A car rumbled past at the end of the block, and here and there laughter and arguments drifted out windows, but no one was near. Karou’s teeth chattered. She clutched her arms around herself, for all the good it did, and stayed fixed on the door, unable to believe that Brimstone would just leave her out here. Cold, awful moments ticked by and finally, outraged tears springing to her eyes, Karou turned away, hugging herself, and began to limp on numb feet in the direction of her flat. She got a few wide-eyed looks along the way, and some offers of help, which she ignored, and it wasn’t until she reached her door, shivering convulsively, and reached for a coat pocket that wasn’t there that she realized she didn’t have her keys. No coat, no keys, and no shings, either, with which she would have been able to wish open the door.
“Damn damn damn,” Karou cursed, tears icy on her cheeks. All she had were the scuppies around her wrist. She took one between her fingers and wished, but nothing happened. Unlocking doors exceeded a scuppy’s small power.
She was about to buzz a neighbor awake when she sensed, behind her, a furtive movement.
She was beyond thinking. A hand came down on her shoulder, and she was all nerve and impulse. She seized the hand and threw her weight forward. The figure behind her was lifted—Karou registered a second too late the voice, concerned, saying, “Jesus, Roo, are you okay?”—to catapult over her shoulder and through the plate glass of the door.
The glass shattered as Kaz sailed through it and hit the ground with an explosive grunt. Karou stood still, the awareness catching up to her that he hadn’t even been trying to scare her this time, and now he was lying across the threshold in a litter of glass. She thought she should feel something—regret?—but she felt nothing at all.
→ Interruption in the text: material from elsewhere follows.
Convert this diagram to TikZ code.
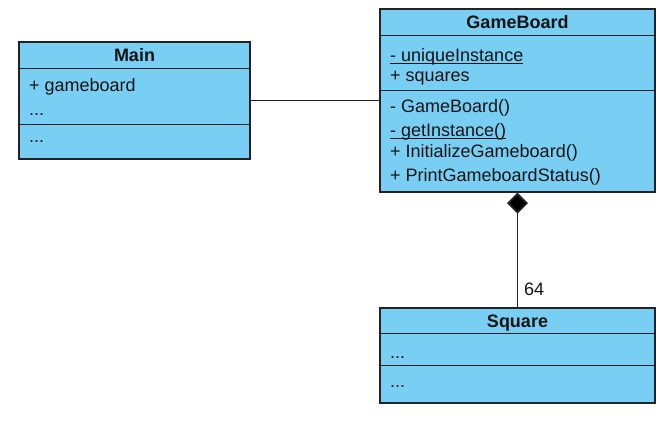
\documentclass[tikz,border=0pt]{standalone}
\usepackage{fontspec}
\setmainfont{Liberation Sans}
\usetikzlibrary{arrows.meta}
\definecolor{cfill}{RGB}{121,206,243}
\definecolor{cline}{RGB}{35,35,35}
\definecolor{ctext}{RGB}{20,20,20}
\newcommand\myunder[1]{{\setbox0\hbox{#1}\rlap{\vrule height -1.6pt depth 2.9pt width \wd0}\box0}}
\begin{document}
\begin{tikzpicture}[x=1pt,y=-1pt,
  cls/.style={draw=cline, fill=cfill, line width=1.4pt, rectangle, inner sep=0pt},
  sepline/.style={draw=cline, line width=1.4pt},
  title/.style={font=\fontsize{18}{20}\selectfont\bfseries, text=ctext, inner sep=0pt, anchor=base},
  lbl/.style={font=\fontsize{18}{20}\selectfont, text=ctext, inner sep=0pt, anchor=base west},
  conn/.style={draw=cline, line width=1.7pt}]
\useasboundingbox (0,0) rectangle (669,422);
% Main
\node[cls, minimum width=231pt, minimum height=117pt] (main) at (134.5,100.5) {};
\draw[sepline] ([yshift=-27pt]main.north west) -- ([yshift=-27pt]main.north east);
\draw[sepline] ([yshift=-83pt]main.north west) -- ([yshift=-83pt]main.north east);
\node[title] (mainT) at (134.5,61.5) {Main};
\node[lbl] (mainA1) at (29,91.5) {+ gameboard};
\node[lbl] (mainA2) at (29,116) {...};
\node[lbl] (mainO1) at (29,143) {...};
% GameBoard
\node[cls, minimum width=275pt, minimum height=183pt] (gb) at (517.5,100.5) {};
\draw[sepline] ([yshift=-27pt]gb.north west) -- ([yshift=-27pt]gb.north east);
\draw[sepline] ([yshift=-82pt]gb.north west) -- ([yshift=-82pt]gb.north east);
\node[title] (gbT) at (517.5,28.5) {GameBoard};
\node[lbl] (gbA1) at (390,61.5) {\myunder{- uniqueInstance}};
\node[lbl] (gbA2) at (390,81.5) {+ squares};
\node[lbl] (gbO1) at (390,112.5) {- GameBoard()};
\node[lbl] (gbO2) at (390,136.5) {\myunder{- getInstance()}};
\node[lbl] (gbO3) at (390,157.5) {+ InitializeGameboard()};
\node[lbl] (gbO4) at (390,181.5) {+ PrintGameboardStatus()};
% Square
\node[cls, minimum width=275pt, minimum height=95pt] (sq) at (517.5,355.5) {};
\draw[sepline] ([yshift=-26pt]sq.north west) -- ([yshift=-26pt]sq.north east);
\draw[sepline] ([yshift=-58pt]sq.north west) -- ([yshift=-58pt]sq.north east);
\node[title] (sqT) at (517.5,327.5) {Square};
\node[lbl] (sqA1) at (390,358) {...};
\node[lbl] (sqO1) at (390,387) {...};
% connectors
\draw[conn] (main.east) -- (gb.west);
\draw[conn, -{Diamond[length=21pt,width=21pt,fill=black]}] (sq.north) -- (gb.south);
\node[lbl] (mult) at (524,295.5) {64};
\end{tikzpicture}
\end{document}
The problem of the locked door, at least, was solved.
“Are you hurt?” she asked him, flat.
He just blinked, stunned, and she skimmed the scene with a cursory glance. No blood. The glass had broken into rectangular chunks. He was fine. She stepped over him and picked her way to the elevator. Throwing Kaz had cost her what little strength she had left, and she doubted she could walk up the six flights of stairs. The elevator doors opened and she got in, turning to face Kaz, who still hadn’t moved. He was staring after her.